Porém, Tony Allen é uma figura importante globalmente e não apenas no afrobeat, até pela abertura que revelou ao longo da vida para incorporar na sua música estéticas ecléticas, que abarcaram até a música eletrónica mais experimental (trabalhou com o grande DJ e produtor musical do techno de Detroit Jeff Mills, por exemplo). Essa abertura e capacidade de dialogar musicalmente com sonoridades não necessariamente próximas do jazz, do funk ou do afrobeat que lhe eram mais familiares permitiu-lhe ir inovando permanentemente durante as várias décadas de duração da sua carreira.

Embora menos afamado do que Fela Kuti, a quem dedicou um tema no álbum editado este ano Rejoice (em que se ouvia: “Lagos nunca mais será o mesmo sem o Fela”), Tony Allen construiu um percurso único na longevidade e produtividade criativa. Dos anos 1980 e 1990 em diante, o seu nome ganhou notoriedade internacional “a solo”, mas foi já nos anos 2000, após colaborações com Damon Albarn (Blur e Gorillaz) e Charlotte Gainsbourg, que parte do público internacional ficou a conhecê-lo melhor enquanto Tony Allen e já não apenas enquanto antigo baterista de Fela Kuti com percurso a solo discreto.

Poucos músicos nascidos em África gravaram discos consistentemente ao longo de meio século, como ele o fez — começou no final da década de 1960 com Fela Kuti, gravou quase até ao fim da vida — e poucos podem dizer que mais de 40 anos depois de começarem carreira, já veteranos, continuavam a editar e gravar álbuns novos e a fazer digressões internacionais. Uma dessas digressões teve, aliás, paragem em Portugal há apenas três anos, para um concerto no festival de música LISB-ON — festival a que Tony Allen tinha regressado agendado já para este ano, para uma atuação em dupla com o DJ e produtor musical Jeff Mills.

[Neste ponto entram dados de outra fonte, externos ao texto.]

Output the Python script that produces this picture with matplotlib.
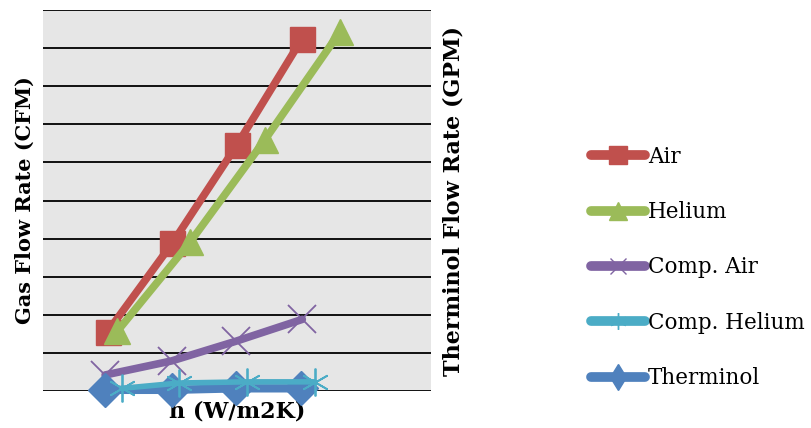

As reações à morte de Tony Allen multiplicam-se na internet. O famoso baixista da banda Red Hot Chilli Peppers, Flea, que também gravou com o músico de Lagos num supergrupo intitulado Rocket Juice & the Moon, escreveu um longo texto de homenagem no qual descreve Allen como um “herói” e “um dos melhores baterista que já caminhou nesta Terra”, alguém com “um coração livre, bondoso e enorme” e “com um groove único”. Também o influente radialista britânico Gilles Peterson, habitualmente atento às sonoridades jazzísticas e à música africana, já fez a sua homenagem, através de um DJ-set em torno da música gravada pelo antigo baterista.